Les indiens m’interpellent, et, malgré les protestations de Mireille qui a peur que j’attrape leur maladie, arrivent à me convaincre de faire comme eux, c’est-à-dire d’aller dans l’eau jusqu’aux genoux après s’être mis en slip. J’y vais, mais me mettant à quelques mètres, et en espérant qu’ils ne remarqueront pas cette précaution. L’un d’eux me demande de m’approcher pour rejoindre un minuscule petit abri qu’ils ont fabriqué, comme font les enfants au bord de la mer, où l’eau est relativement calme et le sol régulier. Je reste à ma place dans les tourbillons d’eau et en équilibre sur des pierres, et m’asperge d’eau le torse, la tête, le dos. Je ressors en vitesse, transit de froid.
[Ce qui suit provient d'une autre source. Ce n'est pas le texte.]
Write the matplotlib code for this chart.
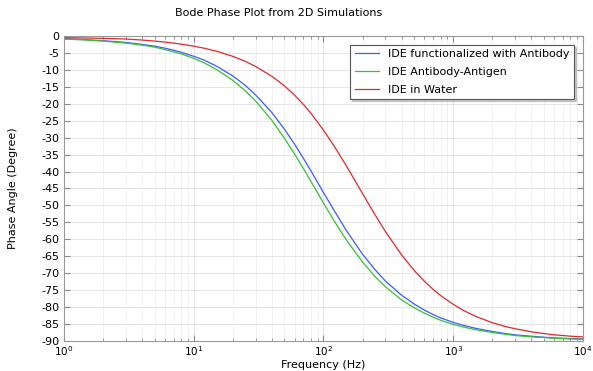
import matplotlib
matplotlib.use("Agg")
import matplotlib.pyplot as plt
import numpy as np

# values
freq = [1, 1.5, 2, 3, 4, 5, 6, 7, 8, 10, 12, 15, 20, 25, 30, 40, 50, 60, 70, 80,
        100, 120, 150, 200, 250, 300, 400, 500, 600, 700, 800, 1000, 1200, 1500,
        2000, 2500, 3000, 4000, 5000, 6000, 7000, 8000, 10000]
phase_antibody = [-0.8, -1.1, -1.4, -1.9, -2.5, -3.0, -3.6, -4.2, -4.8, -6.0,
                  -7.1, -8.9, -11.8, -14.6, -17.4, -22.6, -27.5, -32.0, -36.1,
                  -39.8, -46.2, -51.3, -57.4, -64.4, -69.0, -72.3, -76.5, -79.1,
                  -80.9, -82.2, -83.2, -84.5, -85.4, -86.3, -87.2, -87.8, -88.2,
                  -88.6, -88.9, -89.1, -89.2, -89.3, -89.4]
phase_antigen = [-0.9, -1.2, -1.5, -2.1, -2.7, -3.3, -4.0, -4.7, -5.3, -6.6,
                 -7.9, -9.9, -13.1, -16.2, -19.2, -24.9, -30.2, -34.9, -39.1,
                 -42.9, -49.3, -54.4, -60.2, -66.7, -71.0, -74.0, -77.9, -80.2,
                 -81.8, -83.0, -83.9, -85.1, -85.9, -86.7, -87.5, -88.0, -88.4,
                 -88.8, -89.0, -89.2, -89.3, -89.4, -89.5]
phase_water = [-0.5, -0.6, -0.7, -0.9, -1.2, -1.5, -1.8, -2.1, -2.4, -3.0,
               -3.6, -4.5, -6.0, -7.5, -9.0, -11.9, -14.7, -17.5, -20.2, -22.8,
               -27.8, -32.3, -38.3, -46.5, -52.8, -57.7, -64.6, -69.2, -72.4,
               -74.8, -76.6, -79.2, -81.0, -82.8, -84.6, -85.7, -86.4, -87.3,
               -87.8, -88.2, -88.4, -88.6, -88.8]
labels = ["IDE functionalized with Antibody", "IDE Antibody-Antigen", "IDE in Water"]
colors = ["#3b5bff", "#35c035", "#e0282c"]

fig = plt.figure(figsize=(5.93, 3.71), dpi=100)
ax = fig.add_axes([0.108, 0.081, 0.875, 0.822])

for y, lab, c in zip([phase_antibody, phase_antigen, phase_water], labels, colors):
    ax.plot(freq, y, color=c, lw=0.9, label=lab)

ax.set_xscale("log")
ax.set_xlim(1, 1e4)
ax.set_ylim(-90, 0)
ax.set_yticks(np.arange(-90, 1, 5))
ax.set_yticklabels([str(v) for v in range(-90, 1, 5)])
ax.grid(True, which="major", color="#e0e0e0", lw=0.6)
ax.grid(True, which="minor", axis="x", color="#ececec", lw=0.5)
ax.tick_params(which="both", direction="in", top=True, right=True,
               labelsize=8, colors="#888888", labelcolor="black", length=4, pad=3.5)
ax.tick_params(axis="x", which="both", pad=2.5, labelsize=7.5)
ax.tick_params(which="minor", length=2.5)
for s in ax.spines.values():
    s.set_color("#999999")

ax.set_xlabel("Frequency (Hz)", fontsize=8)
ax.xaxis.set_label_coords(0.5, -0.063)
ax.set_ylabel("Phase Angle (Degree)", fontsize=8)
ax.yaxis.set_label_coords(-0.088, 0.5)
fig.text(0.47, 0.965, "Bode Phase Plot from 2D Simulations", fontsize=8,
         ha="center", va="center")

leg = ax.legend(loc="upper right", fontsize=8, fancybox=False,
                shadow={"ox": 1.5, "oy": -1.5, "color": "#999999", "alpha": 0.5},
                framealpha=1, edgecolor="#555555", borderaxespad=0.8,
                handlelength=2.2, labelspacing=0.7)
leg.get_frame().set_linewidth(0.8)

fig.savefig("out.png", dpi=100)
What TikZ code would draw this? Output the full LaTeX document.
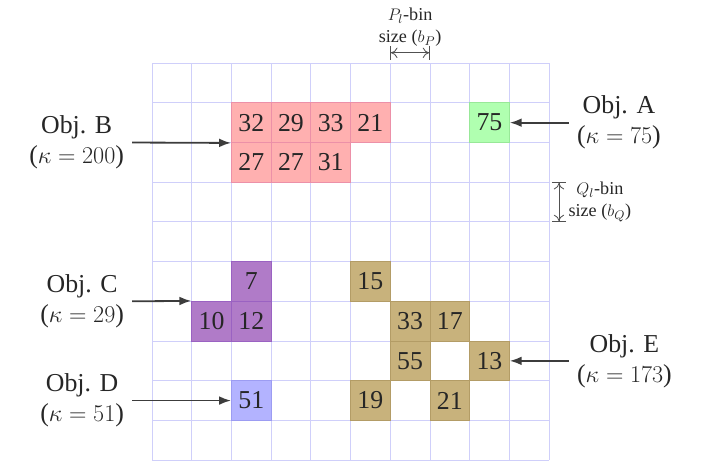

Je me rhabille et nous partons rapidement. Je suis gelé jusqu’aux os. J’ai même l’impression que mon cœur s’est arrêté de battre. J’accélère le pas pour me réchauffer et activer la circulation.
Nous arrivons rapidement Bhojbasa où notre ashram est très bien rangé mais désert, le gardien n’est pas là. Nous prenons nos sacs et repartons pour Gangotri où nous arriverons vers 16h. Nous y rencontrons des jeunes de 20 ans qui ont fait l’aller-retour dans la journée !
Nous allons directement à la Guest House de la GVMN où nous avons laissé nos sacs d’affaires inutiles pour cette excursion, et y réservons la meilleure chambre pour 1000 Rs, sachant que dans la « meilleure chambre » de ces coins perdus de montagne, la peinture est délavée, les draps sont tachés, et l’eau est glaciale. Nous pouvons néanmoins commander un baquet d’eau chaude pour 50 Rs. Nous en commanderons deux par gourmandise, mais n’en n’utiliserons qu’un.
Nous dinons dans un restaurant conseillé par les gardiens du refuge.